As the Lincoln County began grappling with the issue in 2014, Dean James, another local, stressed that “We would like to preserve this for our kids and our grandkids so they can come out and not look at wind mills, and so we can still farm this land.” Over the past three years, county officials have considered several revisions; in late 2016 they briefly endorsed a one-mile setback. In May of this year, the County Commission voted 4-0 in favor of the half-mile standard, the least extreme of those on the table at that time. Dakota Power Community Wind immediately set to work gathering signatures to call for a town-wide vote on the new ordinance.  Earlier this month, voters affirmed the half-mile setback, in a 57%-43% vote. Crucially, the ordinance provides for closer siting to any neighbor who agrees; these exemptions are included in nearly all wind ordinances (especially those that adopt larger, more precautionary setbacks), though they are generally ignored in claims by wind advocates that such ordinances are a death knell for wind farms.

Meanwhile, in 2016 a 9 to 11 turbine wind farm was rejected by the Davison County Commission in a 4-1 vote. That project was on a three- by one-mile piece of land owned by one landowner, and neighbors had expressed concern. “Once this precedent is set, we could have these all over the county,” said commissioner Denny Kiner. “I think it would be presumptuous for us as a county commission to rule on something that is a new industry,” said his fellow commissioner John Claggett, who is in favor of bringing wind farms to the county.
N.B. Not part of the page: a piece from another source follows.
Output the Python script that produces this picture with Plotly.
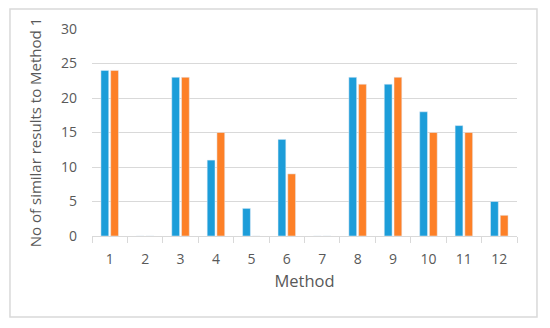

In the wake of that decision, county has continued to move cautiously. In May of this year, the Planning Commission tabled plans for a 1000-foot setback and in July it passed a new comprehensive zoning ordinance in which the wind turbine sections were deleted in the final round of planning. “We may be on wind energy for six months,” said Planning Commission Chair Bruce Haines.

The local paper endorsed the taking-it-slow approach in a couple of editorials.  Shortly after the vote, they noted that they hope for a solution that works for both wind farms and neighbors, suggesting that the final answer is likely to fall between the 1000 foot proposal and the mile setback that some citizens are calling for. In late July they encouraged the county to follow in the footsteps of Lincoln County and put a concrete proposal to a vote. The words of the Daily Republic Editorial Board are ones I can easily get behind:

Allowing the public a say on the matter during the next major election cycle would help the county determine whether the opposition to wind energy is a case of a noisy minority or if the few represent the many. It would also take the impossible task the Planning Commission has been given to make all parties happy out of its hands and place that task into the hands of the voters.

After years of debate, Lincoln County can finally end all wind energy talk. Now, more than one year after Davison County barred a 9- to 11-turbine project from entering county limits, Davison County is still talking about wind tower setbacks.

UPDATE: Another SD county, Hughes County, has just adopted a modest increase in their setback requirement, from 1000 feet to 1400 feet.